Deze speciale festivalproduktie, die plaatsvond in de tjokvolle Augustinuskerk, was een vesperdienst
zoals hij zou hebben kunnen klinken in Venetië op 24 juni 1620. Met andere woorden, de kerkelijke
plechtigheid was het uitgangspunt, niet één bepaalde muzika!e compositie. En zo staat het
ook in de programmaboeken. Een van de "rode draden" in het Festival wordt gevormd door reconstructies
van oude liturgieën, "waarbij pogingen worden gedaan de bijbehorende religieuze muziek in de
originele context te plaatsen". Maar staat het woord "reconstructie" naast de naam "Monteverdi" dan is
een verkeerd verband spoedig gelegd.
Dat doet overigens geen afbreuk aan Noskes muziekwetenschappelijke verdienste evenmin aan het
klinkende resultaat ervan, een geestelijk concert ("geen applaus, a.u.b.") met vele imposante momenten.
Naast een aantal met zorg uitgekozen Monteverdi-composities bevat de gereconstrueerde liturgie werk
van enkele minder bekende toondichters uit de Venetiaanse regio anno 1620, zoals Dario Castello en
Natale Bazzini, en vanzelfsprekend verscheidene Gregoriaanse gezangen.

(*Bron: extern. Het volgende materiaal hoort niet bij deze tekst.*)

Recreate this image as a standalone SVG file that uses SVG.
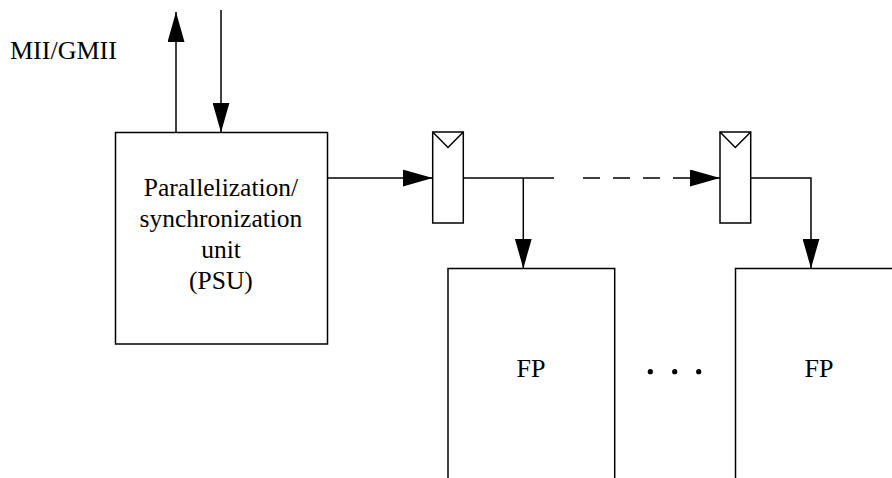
<svg xmlns="http://www.w3.org/2000/svg" width="892" height="478" viewBox="0 0 892 478">
<style>
.box{fill:none;stroke:#000;stroke-width:1.5}
.ln{fill:none;stroke:#000;stroke-width:1.5}
text{font-family:"Liberation Serif","Times New Roman",serif;fill:#000}
</style>
<defs>
<marker id="ah" viewBox="0 0 30 17" refX="30" refY="8.5" markerWidth="30" markerHeight="17" markerUnits="userSpaceOnUse" orient="auto">
<path d="M0,0 L30,8.5 L0,17 Z" fill="#000"/>
</marker>
</defs>
<rect width="892" height="478" fill="#fff"/>
<g id="mii-label"><text x="10" y="59" font-size="26">MII/GMII</text></g>
<g id="psu">
<rect class="box" x="115.5" y="132.5" width="212" height="211.5"/>
<text x="143.8" y="196" font-size="25.5">Parallelization/</text>
<text x="139.5" y="227" font-size="25.5">synchronization</text>
<text x="201.2" y="258" font-size="25.5">unit</text>
<text x="189.1" y="289" font-size="25.5">(PSU)</text>
</g>
<g id="reg1">
<rect class="box" x="432.7" y="132" width="30.6" height="91"/>
<polyline class="ln" points="432.7,132 448,147.5 463.3,132"/>
</g>
<g id="reg2">
<rect class="box" x="720" y="132" width="30.7" height="91"/>
<polyline class="ln" points="720,132 735.3,147.5 750.7,132"/>
</g>
<g id="fp1">
<path class="box" d="M448,480 V268.5 H614.7 V480"/>
<text x="516.5" y="377" font-size="26">FP</text>
</g>
<g id="fp2">
<path class="box" d="M735.5,480 V268.5 H894"/>
<text x="804.5" y="377" font-size="26">FP</text>
</g>
<g id="ellipsis">
<circle cx="650.3" cy="371.7" r="2.6"/>
<circle cx="674.7" cy="371.7" r="2.6"/>
<circle cx="698.7" cy="371.7" r="2.6"/>
</g>
<g id="connectors">
<line class="ln" x1="176" y1="132.5" x2="176" y2="12" marker-end="url(#ah)"/>
<line class="ln" x1="221" y1="10" x2="221" y2="132.5" marker-end="url(#ah)"/>
<line class="ln" x1="327.5" y1="178" x2="432.7" y2="178" marker-end="url(#ah)"/>
<line class="ln" x1="463.3" y1="178" x2="554" y2="178"/>
<line class="ln" x1="523.3" y1="178" x2="523.3" y2="268.5" marker-end="url(#ah)"/>
<line class="ln" x1="583" y1="178" x2="720" y2="178" stroke-dasharray="17 13" marker-end="url(#ah)"/>
<polyline class="ln" points="750.7,178 811,178 811,268.5" marker-end="url(#ah)"/>
</g>
</svg>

Want die muziek, de
oorspronkelijke, was in Monteverdi's tijd nog niet volledig uit de eredienst verdrongen door de praal
en glans van het meerstemmig gezang en het sonore barok-instrumentarium.
Juist dat sobere, kwetsbare Gregoriaans bleek evenwel de zwakke plek in deze Vesper-uitvoering.

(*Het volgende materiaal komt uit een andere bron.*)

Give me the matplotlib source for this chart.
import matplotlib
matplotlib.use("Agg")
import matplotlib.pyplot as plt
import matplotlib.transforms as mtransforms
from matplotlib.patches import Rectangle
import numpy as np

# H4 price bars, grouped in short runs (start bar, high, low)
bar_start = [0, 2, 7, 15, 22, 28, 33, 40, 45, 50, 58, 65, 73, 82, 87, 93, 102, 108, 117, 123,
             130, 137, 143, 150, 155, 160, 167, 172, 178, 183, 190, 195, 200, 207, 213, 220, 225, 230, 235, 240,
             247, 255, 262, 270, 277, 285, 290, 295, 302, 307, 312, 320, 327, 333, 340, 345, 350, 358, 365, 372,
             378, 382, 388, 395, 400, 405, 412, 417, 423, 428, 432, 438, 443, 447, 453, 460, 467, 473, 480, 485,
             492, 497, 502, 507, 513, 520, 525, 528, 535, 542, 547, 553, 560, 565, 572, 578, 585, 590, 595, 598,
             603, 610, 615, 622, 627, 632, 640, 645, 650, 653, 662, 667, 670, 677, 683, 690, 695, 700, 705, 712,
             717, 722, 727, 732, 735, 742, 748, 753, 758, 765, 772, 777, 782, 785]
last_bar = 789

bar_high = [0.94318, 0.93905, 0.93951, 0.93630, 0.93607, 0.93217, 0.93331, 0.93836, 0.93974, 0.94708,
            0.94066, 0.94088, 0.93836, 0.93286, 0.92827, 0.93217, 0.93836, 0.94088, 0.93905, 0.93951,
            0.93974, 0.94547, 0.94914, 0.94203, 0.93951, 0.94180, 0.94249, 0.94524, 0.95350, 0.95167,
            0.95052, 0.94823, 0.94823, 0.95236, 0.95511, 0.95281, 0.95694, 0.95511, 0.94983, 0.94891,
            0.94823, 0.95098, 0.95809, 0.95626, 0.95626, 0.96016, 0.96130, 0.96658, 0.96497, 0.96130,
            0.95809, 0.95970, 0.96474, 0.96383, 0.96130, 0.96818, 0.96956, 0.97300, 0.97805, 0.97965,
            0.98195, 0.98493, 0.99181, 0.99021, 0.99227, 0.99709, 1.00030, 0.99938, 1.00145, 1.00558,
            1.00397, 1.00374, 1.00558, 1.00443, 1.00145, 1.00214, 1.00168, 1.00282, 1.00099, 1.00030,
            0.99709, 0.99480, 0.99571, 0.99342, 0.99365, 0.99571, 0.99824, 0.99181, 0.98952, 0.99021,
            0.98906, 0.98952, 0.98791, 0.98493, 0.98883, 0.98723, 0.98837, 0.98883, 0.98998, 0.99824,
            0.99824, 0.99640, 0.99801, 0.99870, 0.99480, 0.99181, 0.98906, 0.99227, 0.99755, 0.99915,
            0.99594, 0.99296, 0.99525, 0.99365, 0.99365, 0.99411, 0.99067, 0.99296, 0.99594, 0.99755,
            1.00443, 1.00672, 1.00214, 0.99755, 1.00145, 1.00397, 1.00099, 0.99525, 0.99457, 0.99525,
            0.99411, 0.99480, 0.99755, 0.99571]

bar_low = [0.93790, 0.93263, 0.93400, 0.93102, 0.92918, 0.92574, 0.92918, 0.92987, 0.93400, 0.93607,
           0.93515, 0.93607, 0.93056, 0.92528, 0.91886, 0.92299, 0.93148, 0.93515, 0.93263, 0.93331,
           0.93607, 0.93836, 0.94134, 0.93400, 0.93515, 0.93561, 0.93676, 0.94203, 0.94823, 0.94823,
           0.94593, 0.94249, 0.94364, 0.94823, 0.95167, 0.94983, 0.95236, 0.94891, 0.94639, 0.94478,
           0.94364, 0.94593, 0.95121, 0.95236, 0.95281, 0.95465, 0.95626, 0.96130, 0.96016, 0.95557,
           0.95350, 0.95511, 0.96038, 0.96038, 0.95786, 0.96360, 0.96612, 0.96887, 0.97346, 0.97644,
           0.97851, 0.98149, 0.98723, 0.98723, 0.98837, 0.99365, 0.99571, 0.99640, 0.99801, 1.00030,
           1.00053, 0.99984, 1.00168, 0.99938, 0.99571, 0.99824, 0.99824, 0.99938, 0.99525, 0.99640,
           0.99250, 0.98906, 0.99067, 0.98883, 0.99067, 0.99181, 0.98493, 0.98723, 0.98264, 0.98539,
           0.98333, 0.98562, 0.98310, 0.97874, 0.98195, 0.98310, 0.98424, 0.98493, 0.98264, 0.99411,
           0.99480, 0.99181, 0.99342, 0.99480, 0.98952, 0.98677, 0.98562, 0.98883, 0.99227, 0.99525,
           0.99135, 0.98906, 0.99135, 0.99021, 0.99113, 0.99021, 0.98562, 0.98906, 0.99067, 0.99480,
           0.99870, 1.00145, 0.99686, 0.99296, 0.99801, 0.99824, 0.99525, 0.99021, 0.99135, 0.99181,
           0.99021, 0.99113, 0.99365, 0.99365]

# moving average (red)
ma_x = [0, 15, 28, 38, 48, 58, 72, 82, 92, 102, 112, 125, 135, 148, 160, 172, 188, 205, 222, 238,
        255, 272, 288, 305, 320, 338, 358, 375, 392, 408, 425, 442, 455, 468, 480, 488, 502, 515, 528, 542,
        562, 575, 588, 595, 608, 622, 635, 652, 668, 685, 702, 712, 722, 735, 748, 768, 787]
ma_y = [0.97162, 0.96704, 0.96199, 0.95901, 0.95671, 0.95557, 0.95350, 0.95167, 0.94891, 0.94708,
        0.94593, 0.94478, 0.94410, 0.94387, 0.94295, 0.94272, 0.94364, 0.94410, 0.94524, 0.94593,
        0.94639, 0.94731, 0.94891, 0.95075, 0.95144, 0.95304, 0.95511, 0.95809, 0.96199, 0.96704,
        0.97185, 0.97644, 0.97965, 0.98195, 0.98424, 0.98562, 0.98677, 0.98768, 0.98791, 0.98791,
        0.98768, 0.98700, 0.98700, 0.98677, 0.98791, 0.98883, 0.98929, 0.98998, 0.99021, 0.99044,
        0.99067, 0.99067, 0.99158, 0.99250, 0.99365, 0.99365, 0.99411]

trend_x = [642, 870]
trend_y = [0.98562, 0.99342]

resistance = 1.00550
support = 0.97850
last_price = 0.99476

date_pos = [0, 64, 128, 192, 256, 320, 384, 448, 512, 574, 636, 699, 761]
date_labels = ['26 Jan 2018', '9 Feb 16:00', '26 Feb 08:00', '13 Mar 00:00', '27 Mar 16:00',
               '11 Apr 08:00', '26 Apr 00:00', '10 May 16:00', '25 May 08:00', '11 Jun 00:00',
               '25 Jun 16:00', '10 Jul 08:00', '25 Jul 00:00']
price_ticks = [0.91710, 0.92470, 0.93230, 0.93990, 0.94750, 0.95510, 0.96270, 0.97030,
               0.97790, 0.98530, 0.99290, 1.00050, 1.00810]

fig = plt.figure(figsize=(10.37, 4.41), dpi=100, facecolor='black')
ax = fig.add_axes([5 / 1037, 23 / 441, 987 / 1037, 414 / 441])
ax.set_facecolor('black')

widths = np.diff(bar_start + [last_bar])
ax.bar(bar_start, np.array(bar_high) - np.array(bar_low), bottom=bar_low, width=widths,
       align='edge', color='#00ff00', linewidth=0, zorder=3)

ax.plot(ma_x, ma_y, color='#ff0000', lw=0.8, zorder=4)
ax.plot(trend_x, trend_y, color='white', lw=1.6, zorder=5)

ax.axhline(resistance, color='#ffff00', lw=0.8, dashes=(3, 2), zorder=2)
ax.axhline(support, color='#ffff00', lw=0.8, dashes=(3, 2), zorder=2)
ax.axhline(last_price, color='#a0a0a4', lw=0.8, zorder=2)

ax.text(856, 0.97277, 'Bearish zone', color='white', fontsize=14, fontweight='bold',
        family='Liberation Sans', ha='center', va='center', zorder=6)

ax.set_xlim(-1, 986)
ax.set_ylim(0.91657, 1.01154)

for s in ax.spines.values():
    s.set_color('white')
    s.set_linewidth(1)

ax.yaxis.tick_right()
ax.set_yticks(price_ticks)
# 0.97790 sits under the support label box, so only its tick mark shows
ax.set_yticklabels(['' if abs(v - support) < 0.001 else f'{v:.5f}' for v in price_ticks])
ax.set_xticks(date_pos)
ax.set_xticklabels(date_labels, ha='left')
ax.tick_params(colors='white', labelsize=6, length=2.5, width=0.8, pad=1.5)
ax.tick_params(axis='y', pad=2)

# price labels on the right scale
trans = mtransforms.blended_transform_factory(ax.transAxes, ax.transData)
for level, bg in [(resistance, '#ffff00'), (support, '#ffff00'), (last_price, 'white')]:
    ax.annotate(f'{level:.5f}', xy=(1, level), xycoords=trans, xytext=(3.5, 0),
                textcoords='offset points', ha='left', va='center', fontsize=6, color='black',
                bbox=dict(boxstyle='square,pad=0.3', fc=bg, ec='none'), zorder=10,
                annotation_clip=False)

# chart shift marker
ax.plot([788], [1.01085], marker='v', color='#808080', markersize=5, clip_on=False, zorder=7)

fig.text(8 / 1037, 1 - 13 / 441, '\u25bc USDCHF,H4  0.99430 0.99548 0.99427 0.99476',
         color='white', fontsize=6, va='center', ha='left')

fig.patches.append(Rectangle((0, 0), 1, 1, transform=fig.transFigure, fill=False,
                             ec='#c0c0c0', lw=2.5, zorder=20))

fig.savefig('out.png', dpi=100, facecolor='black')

Oorzaak daarvan was de al te grote variatie in vocale kwaliteit binnen het vijfkoppige Parijse ensemble
Organum.
De overige musici, een uitgelezen ad hoc-gezelschap van barok-instrumentalisten en -vocalisten,
benevens het Nederlands Kamerkoor, musiceerden daarentegen op een even gelijkwaardig als hoog niveau.
Onder leiding van Gustav Leonhardt, zwaaiend als een bevlogen Kapellmeister, kregen de
verschillende composities een dramatische, maar toch steeds ingetogen luister.
De overigens historisch verantwoorde veelheid aan stijlen die de kerkmuziek van de
vroege barokperiode kenmerkte stond de eenheid allerminst in de weg. Slechts twee instrumentale sonates
van Dario Castello vormden vrolijke, doch merkwaardig wereldse terzijdes in het ruim vijf kwartier
durende evenement.
De Johannes-vespers vonden hun bekroning in een van Monteverdi's meest sublieme
Magnificat-composities, vol contrasterende elementen, tekstschilderingen en een meeslepende
vervlechting van pendelende harmonieën en zich voortdurend metamorfozerende melodieën.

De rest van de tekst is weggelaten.